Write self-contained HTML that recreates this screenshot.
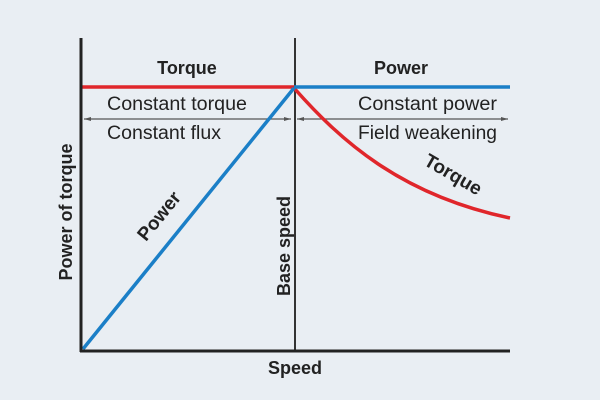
<!DOCTYPE html>
<html><head><style>
html,body{margin:0;padding:0;background:#e9eef3;}
svg{display:block}
text{font-family:"Liberation Sans",sans-serif;fill:#222}
</style></head><body>
<svg width="600" height="400" viewBox="0 0 600 400">
<rect width="600" height="400" fill="#e9eef3"/>
<g stroke="#555" stroke-width="1.2">
<line x1="84" y1="119" x2="291" y2="119"/>
<line x1="297" y1="119" x2="508" y2="119"/>
</g>
<g fill="#555">
<polygon points="84,119 91,117 91,121"/>
<polygon points="291,119 284,117 284,121"/>
<polygon points="297,119 304,117 304,121"/>
<polygon points="508,119 501,117 501,121"/>
</g>
<line x1="295" y1="38" x2="295" y2="351" stroke="#333" stroke-width="2"/>
<line x1="81" y1="87" x2="294" y2="87" stroke="#e0262b" stroke-width="3.5"/>
<path d="M294,88 C340,140 400,195 510,218" fill="none" stroke="#e0262b" stroke-width="3.5"/>
<line x1="294" y1="87" x2="510" y2="87" stroke="#1b7fc7" stroke-width="3.5"/>
<line x1="83" y1="349" x2="294" y2="88" stroke="#1b7fc7" stroke-width="3.5"/>
<line x1="81" y1="38" x2="81" y2="352" stroke="#222" stroke-width="3"/>
<line x1="80" y1="351" x2="510" y2="351" stroke="#222" stroke-width="3"/>
<text x="187" y="74" font-size="18" font-weight="bold" text-anchor="middle">Torque</text>
<text x="401" y="74" font-size="18" font-weight="bold" text-anchor="middle">Power</text>
<text x="107" y="110" font-size="19" fill="#333" textLength="140" lengthAdjust="spacingAndGlyphs">Constant torque</text>
<text x="107" y="139" font-size="19" fill="#333" textLength="114" lengthAdjust="spacingAndGlyphs">Constant flux</text>
<text x="358" y="110" font-size="19" fill="#333" textLength="139" lengthAdjust="spacingAndGlyphs">Constant power</text>
<text x="358" y="139" font-size="19" fill="#333" textLength="139" lengthAdjust="spacingAndGlyphs">Field weakening</text>
<text x="295" y="374" font-size="18" font-weight="bold" text-anchor="middle">Speed</text>
<text transform="translate(72,212) rotate(-90)" font-size="18" font-weight="bold" text-anchor="middle">Power of torque</text>
<text transform="translate(290,246) rotate(-90)" font-size="18" font-weight="bold" text-anchor="middle">Base speed</text>
<text transform="translate(164,220) rotate(-51)" font-size="19" font-weight="bold" text-anchor="middle">Power</text>
<text transform="translate(450,180) rotate(30)" font-size="19" font-weight="bold" text-anchor="middle">Torque</text>
</svg>
</body></html>
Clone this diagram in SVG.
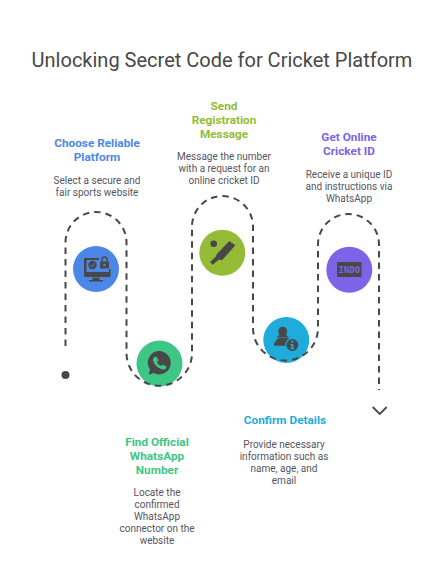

→ **REQUIREMENTS**
Pull out all lines from the listing that contain the string "this".

→ **TASK SOLUTION**
Write self-contained HTML that recreates this screenshot.
Clone this diagram in SVG.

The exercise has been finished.